## Line Chart: Loss vs. Alpha for ReLU and Tanh Activation Functions
### Overview
The image presents a line chart comparing the loss values for two activation functions, ReLU and Tanh, as a function of a parameter denoted as "α" (alpha). Each data point is accompanied by an error bar, indicating the variability or uncertainty in the loss measurement. The chart appears to be evaluating the performance of these activation functions across a range of alpha values.
### Components/Axes
* **X-axis:** Labeled "α", ranging from approximately 0 to 7.
* **Y-axis:** Represents the loss value. The scale is not explicitly labeled, but appears to range from approximately 0 to 1.
* **Data Series 1:** ReLU, represented by a solid blue line.
* **Data Series 2:** Tanh, represented by a solid red line.
* **Legend:** Located in the top-right corner, identifying the lines as ReLU (blue) and Tanh (red).
* **Data Points:** Each line is marked with data points.
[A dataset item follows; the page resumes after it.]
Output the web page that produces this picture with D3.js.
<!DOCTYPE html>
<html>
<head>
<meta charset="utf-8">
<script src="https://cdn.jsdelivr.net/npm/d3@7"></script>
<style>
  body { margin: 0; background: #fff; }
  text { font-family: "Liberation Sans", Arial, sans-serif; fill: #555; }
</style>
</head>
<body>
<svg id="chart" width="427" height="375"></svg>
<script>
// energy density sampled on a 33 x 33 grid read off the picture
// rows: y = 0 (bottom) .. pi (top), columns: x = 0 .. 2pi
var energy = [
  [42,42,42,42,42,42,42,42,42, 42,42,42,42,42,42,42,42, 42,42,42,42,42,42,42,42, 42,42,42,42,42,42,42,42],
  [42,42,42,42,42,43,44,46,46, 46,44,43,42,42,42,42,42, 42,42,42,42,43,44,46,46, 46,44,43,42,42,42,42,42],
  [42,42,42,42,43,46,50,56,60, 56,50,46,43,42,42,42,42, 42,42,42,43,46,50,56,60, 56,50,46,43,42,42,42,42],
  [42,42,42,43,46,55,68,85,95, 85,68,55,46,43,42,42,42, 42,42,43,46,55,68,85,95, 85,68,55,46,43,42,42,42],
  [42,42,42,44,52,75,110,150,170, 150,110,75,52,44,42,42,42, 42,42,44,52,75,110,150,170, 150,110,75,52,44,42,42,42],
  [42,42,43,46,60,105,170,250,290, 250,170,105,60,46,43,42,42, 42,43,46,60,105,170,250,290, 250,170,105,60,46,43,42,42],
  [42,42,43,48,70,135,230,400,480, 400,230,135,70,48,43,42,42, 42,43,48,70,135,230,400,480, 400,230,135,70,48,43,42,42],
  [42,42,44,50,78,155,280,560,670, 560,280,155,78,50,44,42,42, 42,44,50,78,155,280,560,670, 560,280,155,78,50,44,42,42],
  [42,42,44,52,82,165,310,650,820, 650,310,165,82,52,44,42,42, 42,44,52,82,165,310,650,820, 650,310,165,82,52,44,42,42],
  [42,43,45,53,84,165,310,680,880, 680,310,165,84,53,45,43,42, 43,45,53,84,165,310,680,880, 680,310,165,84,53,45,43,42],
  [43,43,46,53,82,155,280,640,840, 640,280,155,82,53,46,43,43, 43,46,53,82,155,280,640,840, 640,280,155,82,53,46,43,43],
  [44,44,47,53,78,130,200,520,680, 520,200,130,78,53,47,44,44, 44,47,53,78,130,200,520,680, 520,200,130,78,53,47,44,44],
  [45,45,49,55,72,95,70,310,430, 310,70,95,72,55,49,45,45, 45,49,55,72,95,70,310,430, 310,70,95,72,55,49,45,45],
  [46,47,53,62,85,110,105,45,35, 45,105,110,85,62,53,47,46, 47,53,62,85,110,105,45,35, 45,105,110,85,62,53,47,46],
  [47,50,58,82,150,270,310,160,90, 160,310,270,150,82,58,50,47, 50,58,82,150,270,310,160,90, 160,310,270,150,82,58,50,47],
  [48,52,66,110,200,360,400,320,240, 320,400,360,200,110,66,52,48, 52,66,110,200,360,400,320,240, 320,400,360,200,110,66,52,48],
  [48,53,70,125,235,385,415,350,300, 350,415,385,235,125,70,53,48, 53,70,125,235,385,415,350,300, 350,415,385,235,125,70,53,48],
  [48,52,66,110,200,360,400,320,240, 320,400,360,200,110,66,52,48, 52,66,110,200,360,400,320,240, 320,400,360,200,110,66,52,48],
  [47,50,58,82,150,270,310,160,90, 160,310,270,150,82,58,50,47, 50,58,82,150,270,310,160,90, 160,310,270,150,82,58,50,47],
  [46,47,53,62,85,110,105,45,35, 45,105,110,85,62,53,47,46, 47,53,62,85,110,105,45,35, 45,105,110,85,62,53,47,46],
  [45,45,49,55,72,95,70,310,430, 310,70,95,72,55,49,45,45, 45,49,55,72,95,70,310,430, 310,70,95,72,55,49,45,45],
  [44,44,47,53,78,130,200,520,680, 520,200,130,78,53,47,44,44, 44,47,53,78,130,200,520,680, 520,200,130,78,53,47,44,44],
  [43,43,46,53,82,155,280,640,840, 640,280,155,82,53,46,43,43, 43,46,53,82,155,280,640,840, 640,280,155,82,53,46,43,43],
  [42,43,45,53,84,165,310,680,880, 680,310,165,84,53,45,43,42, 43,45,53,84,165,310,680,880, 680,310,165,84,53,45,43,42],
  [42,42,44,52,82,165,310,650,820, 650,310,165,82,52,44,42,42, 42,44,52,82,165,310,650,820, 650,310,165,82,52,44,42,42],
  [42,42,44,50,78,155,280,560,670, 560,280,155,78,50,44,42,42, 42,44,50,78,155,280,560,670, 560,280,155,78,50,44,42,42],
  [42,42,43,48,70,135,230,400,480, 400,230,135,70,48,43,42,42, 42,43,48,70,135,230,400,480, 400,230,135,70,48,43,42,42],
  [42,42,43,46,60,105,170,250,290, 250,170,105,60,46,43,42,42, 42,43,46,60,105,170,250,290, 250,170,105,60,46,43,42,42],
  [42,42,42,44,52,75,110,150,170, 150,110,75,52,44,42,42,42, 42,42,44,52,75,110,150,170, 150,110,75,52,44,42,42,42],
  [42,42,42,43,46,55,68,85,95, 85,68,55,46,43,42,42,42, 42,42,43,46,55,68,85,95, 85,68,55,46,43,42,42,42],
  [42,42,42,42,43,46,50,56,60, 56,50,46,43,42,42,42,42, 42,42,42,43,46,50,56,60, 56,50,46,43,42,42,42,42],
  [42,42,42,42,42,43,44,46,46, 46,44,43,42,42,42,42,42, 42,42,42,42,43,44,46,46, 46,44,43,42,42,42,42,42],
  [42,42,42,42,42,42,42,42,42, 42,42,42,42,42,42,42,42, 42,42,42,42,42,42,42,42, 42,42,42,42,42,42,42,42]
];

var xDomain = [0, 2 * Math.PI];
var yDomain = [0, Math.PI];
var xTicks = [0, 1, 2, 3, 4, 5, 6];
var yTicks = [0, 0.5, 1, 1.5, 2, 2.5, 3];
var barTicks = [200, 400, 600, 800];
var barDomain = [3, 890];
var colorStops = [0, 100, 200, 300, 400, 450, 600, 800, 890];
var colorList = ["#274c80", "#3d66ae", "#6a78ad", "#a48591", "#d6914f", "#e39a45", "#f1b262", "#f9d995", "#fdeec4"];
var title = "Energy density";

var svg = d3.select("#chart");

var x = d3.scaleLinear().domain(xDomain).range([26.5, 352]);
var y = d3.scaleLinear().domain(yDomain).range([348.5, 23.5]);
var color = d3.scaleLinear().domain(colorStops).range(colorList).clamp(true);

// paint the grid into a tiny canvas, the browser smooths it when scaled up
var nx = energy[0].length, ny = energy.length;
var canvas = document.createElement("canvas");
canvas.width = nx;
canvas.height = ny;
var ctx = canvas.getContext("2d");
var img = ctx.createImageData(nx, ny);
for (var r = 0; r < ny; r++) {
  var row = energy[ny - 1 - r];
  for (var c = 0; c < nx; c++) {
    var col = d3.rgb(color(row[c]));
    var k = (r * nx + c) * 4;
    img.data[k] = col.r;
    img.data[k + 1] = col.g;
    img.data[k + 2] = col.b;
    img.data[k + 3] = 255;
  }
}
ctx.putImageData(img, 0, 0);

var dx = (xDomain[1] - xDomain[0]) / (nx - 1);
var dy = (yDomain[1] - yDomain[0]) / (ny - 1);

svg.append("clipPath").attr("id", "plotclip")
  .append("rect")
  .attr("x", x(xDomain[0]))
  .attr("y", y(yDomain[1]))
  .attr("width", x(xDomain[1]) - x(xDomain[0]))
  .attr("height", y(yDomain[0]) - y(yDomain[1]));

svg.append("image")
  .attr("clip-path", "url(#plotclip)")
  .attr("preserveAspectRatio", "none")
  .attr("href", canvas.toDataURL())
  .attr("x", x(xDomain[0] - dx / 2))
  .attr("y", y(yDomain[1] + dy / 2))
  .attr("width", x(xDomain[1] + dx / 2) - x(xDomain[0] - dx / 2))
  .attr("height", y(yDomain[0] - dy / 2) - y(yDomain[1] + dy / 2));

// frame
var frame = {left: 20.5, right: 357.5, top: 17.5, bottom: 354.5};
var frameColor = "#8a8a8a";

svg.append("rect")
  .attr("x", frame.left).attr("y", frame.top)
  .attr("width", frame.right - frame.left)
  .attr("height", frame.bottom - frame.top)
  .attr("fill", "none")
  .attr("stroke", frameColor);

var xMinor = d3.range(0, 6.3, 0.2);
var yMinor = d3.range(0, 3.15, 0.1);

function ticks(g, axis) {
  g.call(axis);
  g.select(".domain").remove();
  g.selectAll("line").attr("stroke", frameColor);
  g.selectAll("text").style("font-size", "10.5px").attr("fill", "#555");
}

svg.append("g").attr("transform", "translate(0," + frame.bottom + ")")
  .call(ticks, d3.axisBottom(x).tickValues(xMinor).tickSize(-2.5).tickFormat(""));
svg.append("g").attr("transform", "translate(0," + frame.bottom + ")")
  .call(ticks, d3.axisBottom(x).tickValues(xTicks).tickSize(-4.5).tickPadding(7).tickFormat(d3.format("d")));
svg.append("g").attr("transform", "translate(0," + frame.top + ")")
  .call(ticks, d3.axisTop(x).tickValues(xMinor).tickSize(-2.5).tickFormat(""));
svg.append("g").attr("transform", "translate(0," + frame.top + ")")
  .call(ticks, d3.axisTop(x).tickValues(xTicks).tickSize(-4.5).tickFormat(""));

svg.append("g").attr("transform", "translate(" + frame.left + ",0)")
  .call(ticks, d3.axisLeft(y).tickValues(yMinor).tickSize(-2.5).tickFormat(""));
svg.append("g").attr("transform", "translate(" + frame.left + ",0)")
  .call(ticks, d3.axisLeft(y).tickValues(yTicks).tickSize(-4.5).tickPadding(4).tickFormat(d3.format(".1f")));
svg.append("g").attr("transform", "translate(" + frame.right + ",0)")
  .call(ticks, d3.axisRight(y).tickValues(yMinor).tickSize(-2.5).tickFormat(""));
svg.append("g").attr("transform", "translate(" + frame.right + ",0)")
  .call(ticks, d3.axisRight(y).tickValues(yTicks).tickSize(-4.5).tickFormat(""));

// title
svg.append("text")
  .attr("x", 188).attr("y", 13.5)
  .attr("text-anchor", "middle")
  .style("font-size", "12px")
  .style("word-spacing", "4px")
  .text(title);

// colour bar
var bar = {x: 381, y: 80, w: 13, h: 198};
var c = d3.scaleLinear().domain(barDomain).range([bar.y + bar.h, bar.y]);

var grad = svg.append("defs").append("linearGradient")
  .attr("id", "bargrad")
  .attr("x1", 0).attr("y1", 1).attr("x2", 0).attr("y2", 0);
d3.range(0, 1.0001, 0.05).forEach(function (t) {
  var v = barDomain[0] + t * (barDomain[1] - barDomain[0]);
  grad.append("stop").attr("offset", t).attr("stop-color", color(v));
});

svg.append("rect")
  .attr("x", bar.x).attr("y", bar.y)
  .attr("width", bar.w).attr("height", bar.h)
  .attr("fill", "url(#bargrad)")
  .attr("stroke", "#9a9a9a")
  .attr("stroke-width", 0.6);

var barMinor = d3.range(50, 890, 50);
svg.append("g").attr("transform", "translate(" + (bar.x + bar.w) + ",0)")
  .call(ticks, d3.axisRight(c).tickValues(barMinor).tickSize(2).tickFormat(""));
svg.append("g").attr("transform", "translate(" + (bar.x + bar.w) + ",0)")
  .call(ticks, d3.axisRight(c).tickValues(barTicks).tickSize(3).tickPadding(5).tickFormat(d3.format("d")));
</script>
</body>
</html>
ReLU is marked with blue circles and crosses, while Tanh is marked with red circles and crosses.
* **Error Bars:** Vertical lines extending above and below each data point, indicating the standard deviation or confidence interval of the loss value.
### Detailed Analysis
**ReLU (Blue Line):**
The ReLU line starts at approximately 0.8 at α = 0 and rapidly decreases to around 0.2 by α = 1. The line then plateaus, exhibiting a slow, gradual decrease, leveling off to approximately 0.15-0.2 between α = 3 and α = 7. The data points show some variability, as indicated by the error bars.
* α = 0: Loss ≈ 0.8, Error ≈ 0.1
* α = 1: Loss ≈ 0.2, Error ≈ 0.05
* α = 2: Loss ≈ 0.18, Error ≈ 0.03
* α = 3: Loss ≈ 0.17, Error ≈ 0.04
* α = 4: Loss ≈ 0.16, Error ≈ 0.03
* α = 5: Loss ≈ 0.16, Error ≈ 0.02
* α = 6: Loss ≈ 0.16, Error ≈ 0.02
* α = 7: Loss ≈ 0.16, Error ≈ 0.02
**Tanh (Red Line):**
The Tanh line begins at approximately 0.6 at α = 0 and decreases more rapidly than ReLU initially, reaching a loss of around 0.1 by α = 1. It continues to decrease, but at a slower rate, eventually approaching a value of approximately 0.05-0.1 between α = 4 and α = 7. The error bars are generally smaller for Tanh than for ReLU, suggesting more consistent loss values.
* α = 0: Loss ≈ 0.6, Error ≈ 0.1
* α = 1: Loss ≈ 0.1, Error ≈ 0.03
* α = 2: Loss ≈ 0.08, Error ≈ 0.02
* α = 3: Loss ≈ 0.07, Error ≈ 0.02
* α = 4: Loss ≈ 0.06, Error ≈ 0.01
* α = 5: Loss ≈ 0.06, Error ≈ 0.01
* α = 6: Loss ≈ 0.06, Error ≈ 0.01
* α = 7: Loss ≈ 0.06, Error ≈ 0.01
### Key Observations
* Tanh consistently exhibits lower loss values than ReLU across the entire range of α.
* The rate of loss reduction is higher for both functions at lower α values (0-2).
* The error bars for ReLU are generally larger than those for Tanh, indicating greater variability in the loss measurements for ReLU.
* Both lines appear to converge as α increases, suggesting that the performance difference between ReLU and Tanh diminishes at higher α values.
### Interpretation
The chart demonstrates the impact of the α parameter on the loss function for ReLU and Tanh activation functions. The lower loss values achieved by Tanh suggest that it may be a more effective activation function for this particular task or dataset, especially at lower α values. The convergence of the lines at higher α values indicates that the choice of activation function becomes less critical as α increases. The error bars provide a measure of the robustness of each activation function, with Tanh exhibiting more consistent performance. This data could be used to optimize the choice of activation function and α parameter for a neural network model, aiming to minimize the loss and improve performance. The fact that the loss plateaus for ReLU suggests that increasing α beyond a certain point does not yield significant improvements in performance.